An important finding of the current study is that in 66% of the cases phosphate levels were determined, according to current international guideline. In 53% of the cases who developed hypophosphatemia during DKA therapy, confirmation of restoration of normal phosphate concentrations was checked. Among the patients who developed hypophosphatemia, there were no adverse events recorded in the hospital charts which were likely associated with low phosphate levels or lack of therapy. Although the limitations of this retrospective study do not allow firm conclusions, it may suggest that hypophosphatemia during DKA does not lead to serious clinical consequences. Furthermore, as previous guidelines also recommend repeated phosphate levels, it could also be concluded that guidelines are not well complied.22
As such, our findings question the relevance of current guidelines.7 15 It could be argued that (repeated) measurements of serum phosphate should only be performed in individuals presenting with severe DKA and the interval of measurement should be longer than 24 hours.
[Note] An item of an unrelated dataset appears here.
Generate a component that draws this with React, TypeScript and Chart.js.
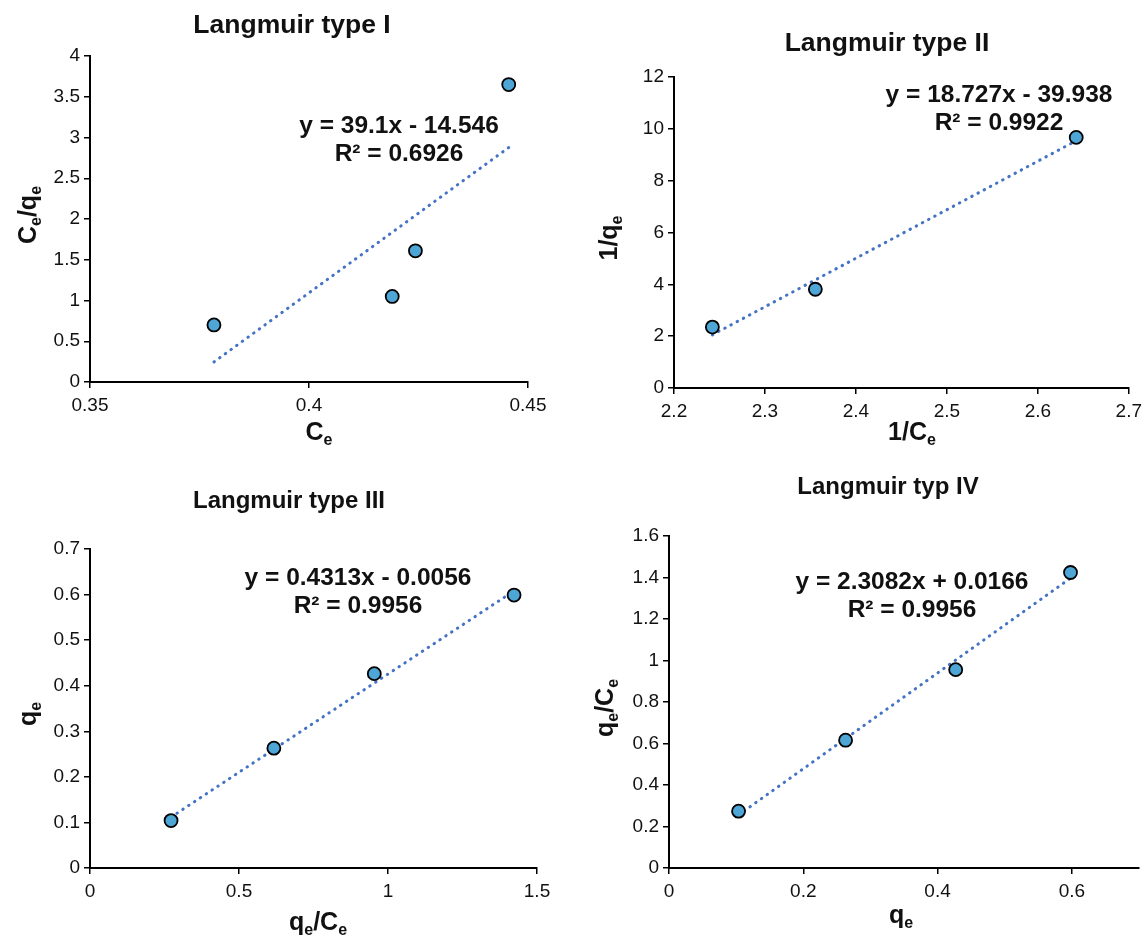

To our knowledge, this is the first two-center study that investigated the role of phosphate in DKA among a large (>100) population. Nevertheless, limitations of the present study should be acknowledged. There may be selection bias: only a minority (n=17) of the included cases were treated in the period 2005–2010. As we expect that the actual incidence of DKA in both hospitals is higher, this may indicate that we missed data in that period. A possible explanation for this omission is the introduction of electronic patient charts in this period in both hospitals. In addition, with the use of electronic searching tools we potentially miss cases. Furthermore, in this study data were collected from two centers. As presented in online supplemental table 1, patients presenting with a DKA in the UMCG had lower baseline temperature, used more often insulin injections and less often continuous subcutaneous insulin infusion, had higher baseline sodium and LDH levels and had lower baseline bilirubin and pCO2 levels. Because of the retrospective nature, there were no standardized measurement protocols for phosphate and there is missing data. As such, the lowest phosphate should be interpreted as an assumed lowest. As phosphate determinations were snapshots, there is a considerable chance that we missed the actual lowest phosphate and we overestimated or underestimated the time until the lowest phosphate occurred. As phosphate was no longer determined after 24 hours in almost half of the patients, the actual time to lowest phosphate could well be even later than described. It should be noted that the population studied consisted of adults. As such, the role of phosphate in DKA among children with T1DM remains to be studied. As hypertension was a significant factor in the univariate analysis, a future study may focus on the potential association between medication for hypertension and hypophosphatemia, as many of these drugs target the kidney and therefore could have an effect of renal phosphate losses.